基于历史数据预测关键词发展趋势，使用线性回归和季节性调整：

@app.route('/api/predict-trend', methods=['GET'])
def predict_keyword_trend():
    try:
        keyword = request.args.get('keyword', '').lower()
        if not keyword:
            return jsonify({'error': '关键词不能为空'}), 400
            
        # 加载论文数据
        with open(JSON_FILE, 'r', encoding='utf-8') as f:
            papers_data = json.load(f)
            
        # 按月份统计包含该关键词的论文数量
        month_counts = {}
        total_matching = 0
        
        for category in papers_data:
            for paper_id, paper_info in papers_data[category].items():
                date_match = re.search(r'\|\*\*([\d-]+)\*\*\|', paper_info)

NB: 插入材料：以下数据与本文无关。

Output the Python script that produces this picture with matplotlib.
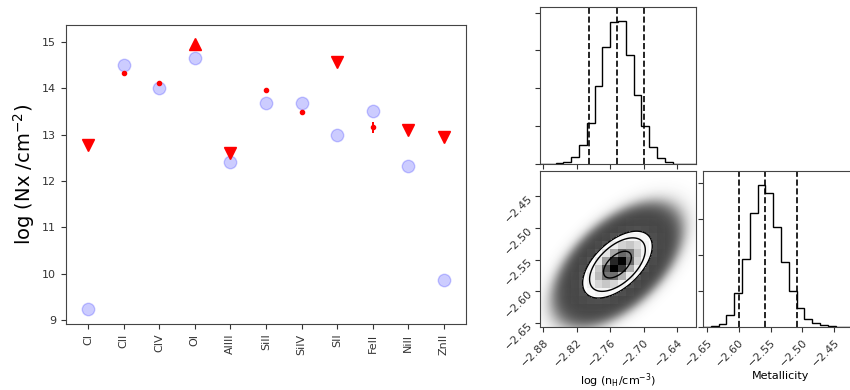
import numpy as np
import matplotlib
matplotlib.use("Agg")
import matplotlib.pyplot as plt
from matplotlib.colors import LinearSegmentedColormap

plt.rcParams["axes.edgecolor"] = "#444444"
plt.rcParams["xtick.color"] = "#333333"
plt.rcParams["ytick.color"] = "#333333"
plt.rcParams["text.color"] = "#222222"

# --- column densities per ion ---
ions = ["CI", "CII", "CIV", "OI", "AlIII", "SiII", "SiIV", "SII", "FeII", "NiII", "ZnII"]
model_logN = [9.23, 14.50, 14.00, 14.65, 12.40, 13.68, 13.68, 12.99, 13.52, 12.32, 9.86]

det_ions = ["CII", "CIV", "SiII", "SiIV", "FeII"]
det_logN = [14.34, 14.12, 13.97, 13.50, 13.16]
det_err = [0.0, 0.0, 0.0, 0.0, 0.12]

upper_ions = ["CI", "AlIII", "SII", "NiII", "ZnII"]
upper_logN = [12.77, 12.61, 14.56, 13.11, 12.95]

lower_ions = ["OI"]
lower_logN = [14.97]

# --- posterior: log nH and metallicity ---
nh_range = (-2.886, -2.606)
z_range = (-2.656, -2.411)
nh_counts = [0, 0, 20, 50, 180, 490, 1090, 2070, 3090, 3740,
             3770, 2870, 1820, 1000, 440, 160, 40, 10, 0, 0]
z_counts = [0, 20, 90, 340, 960, 1900, 3170, 3950, 3720, 2780,
            1800, 1010, 530, 230, 110, 50, 20, 10, 0, 0]
nh_quantiles = [-2.798, -2.748, -2.699]
z_quantiles = [-2.599, -2.558, -2.509]
nh_ticks = [-2.88, -2.82, -2.76, -2.70, -2.64]
z_ticks = [-2.65, -2.60, -2.55, -2.50, -2.45]
hist_ticks = [0, 1000, 2000, 3000, 4000]

# joint summary used for the 2d panel
nh_center, nh_sigma = -2.747, 0.050
z_center, z_sigma = -2.558, 0.042
rho_nh_z = 0.55
contour_radii = [0.5, 1.0, 1.25]
cloud_edge = 2.35


def mahalanobis(x, y):
    u = (x - nh_center) / nh_sigma
    v = (y - z_center) / z_sigma
    return np.sqrt((u * u + v * v - 2 * rho_nh_z * u * v) / (1 - rho_nh_z ** 2))


def minus(vals):
    return [f"{t:.2f}".replace("-", "\u2212") for t in vals]


fig = plt.figure(figsize=(8.5, 3.9), dpi=100)

# ---------------- column density panel ----------------
ax = fig.add_axes([0.0776, 0.1692, 0.4706, 0.7667])
pos = {ion: i for i, ion in enumerate(ions)}

ax.plot(range(len(ions)), model_logN, "o", color="blue", alpha=0.2, ms=9)
ax.errorbar([pos[i] for i in det_ions], det_logN, yerr=det_err, fmt="o",
            color="red", ms=3, elinewidth=1.4, capsize=0)
ax.plot([pos[i] for i in upper_ions], upper_logN, "v", color="red", ms=8)
ax.plot([pos[i] for i in lower_ions], lower_logN, "^", color="red", ms=8)

ax.set_xticks(range(len(ions)))
ax.set_xticklabels(ions, rotation=90, fontsize=8)
ax.set_yticks(range(9, 16))
ax.tick_params(axis="y", labelsize=8)
ax.set_xlim(-0.62, 10.62)
ax.set_ylim(8.91, 15.37)
ax.set_ylabel(r"log (Nx /cm$^{-2}$)", fontsize=14)

# ---------------- corner panels ----------------
ax_top = fig.add_axes([0.6353, 0.5795, 0.1835, 0.4026])
ax_2d = fig.add_axes([0.6353, 0.1615, 0.1835, 0.4000])
ax_right = fig.add_axes([0.8271, 0.1615, 0.1835, 0.4000])

nh_edges = np.linspace(nh_range[0], nh_range[1], len(nh_counts) + 1)
z_edges = np.linspace(z_range[0], z_range[1], len(z_counts) + 1)

for a, counts, edges, qs, rng, ticks in [
        (ax_top, nh_counts, nh_edges, nh_quantiles, nh_range, nh_ticks),
        (ax_right, z_counts, z_edges, z_quantiles, z_range, z_ticks)]:
    a.stairs(counts, edges, color="k", lw=1.0)
    for q in qs:
        a.axvline(q, color="k", ls="--", lw=1.2)
    a.set_xlim(*rng)
    a.set_ylim(0, 1.1 * max(counts))
    a.set_xticks(ticks)
    a.set_yticks(hist_ticks)
    a.set_yticklabels([])

ax_top.set_xticklabels([])
ax_right.set_xticklabels(minus(z_ticks), rotation=45, ha="right",
                         rotation_mode="anchor", fontsize=8)
ax_right.set_xlabel("Metallicity", fontsize=8)
ax_right.xaxis.set_label_coords(0.5, -0.285)

# sample cloud
gx = np.linspace(nh_range[0], nh_range[1], 300)
gy = np.linspace(z_range[0], z_range[1], 300)
GX, GY = np.meshgrid(gx, gy)
R = mahalanobis(GX, GY)
cloud = np.zeros(R.shape + (4,))
cloud[..., :3] = 0.22
cloud[..., 3] = 0.95 / (1 + np.exp((R - cloud_edge) / 0.17))
ax_2d.imshow(cloud, origin="lower", aspect="auto", interpolation="bilinear",
             extent=[nh_range[0], nh_range[1], z_range[0], z_range[1]], zorder=1)

D = np.exp(-0.5 * R ** 2)
levels = sorted(np.exp(-0.5 * np.array(contour_radii) ** 2))
ax_2d.contourf(GX, GY, D, [levels[0], 1.01], colors=["white"], zorder=2)

# binned density shading, black at the peak fading to transparent
cx = 0.5 * (nh_edges[:-1] + nh_edges[1:])
cy = 0.5 * (z_edges[:-1] + z_edges[1:])
CX, CY = np.meshgrid(cx, cy)
H = np.exp(-0.5 * mahalanobis(CX, CY) ** 2) ** 3
H = H / H.max()
density_cmap = LinearSegmentedColormap.from_list(
    "density_cmap", [(0, 0, 0, 1), (1, 1, 1, 0)])
ax_2d.pcolormesh(nh_edges, z_edges, 1 - H, cmap=density_cmap,
                 vmin=0, vmax=1, zorder=3)
ax_2d.contour(GX, GY, D, levels, colors="k", linewidths=1.0, zorder=4)

ax_2d.set_xlim(*nh_range)
ax_2d.set_ylim(*z_range)
ax_2d.set_xticks(nh_ticks)
ax_2d.set_yticks(z_ticks)
ax_2d.set_xticklabels(minus(nh_ticks), rotation=45, ha="right",
                      rotation_mode="anchor", fontsize=8)
ax_2d.set_yticklabels(minus(z_ticks), rotation=45, ha="right",
                      rotation_mode="anchor", fontsize=8)
ax_2d.set_xlabel(r"log (n$_\mathrm{H}$/cm$^{-3}$)", fontsize=8)
ax_2d.xaxis.set_label_coords(0.5, -0.285)

fig.savefig("out.png", dpi=100)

                title_match = re.search(r'\|\*\*(?:[\d-]+)\*\*\|\*\*(.*?)\*\*\|', paper_info)
                
                if date_match and title_match:
                    date_str = date_match.group(1)
                    title = title_match.group(1).lower()
                    
                    if keyword in title:
                        total_matching += 1
                        try:
                            date = datetime.strptime(date_str, '%Y-%m-%d')
                            month_key = date.strftime('%Y-%m')
                            month_counts[month_key] = month_counts.get(month_key, 0) + 1
                        except Exception as e:
                            continue
                            
        # 如果没有找到匹配的论文，生成模拟数据
        if not month_counts:
            now = datetime.now()
            for i in range(12, 0, -1):
                date = now - timedelta(days=i*30)
                month_key = date.strftime('%Y-%m')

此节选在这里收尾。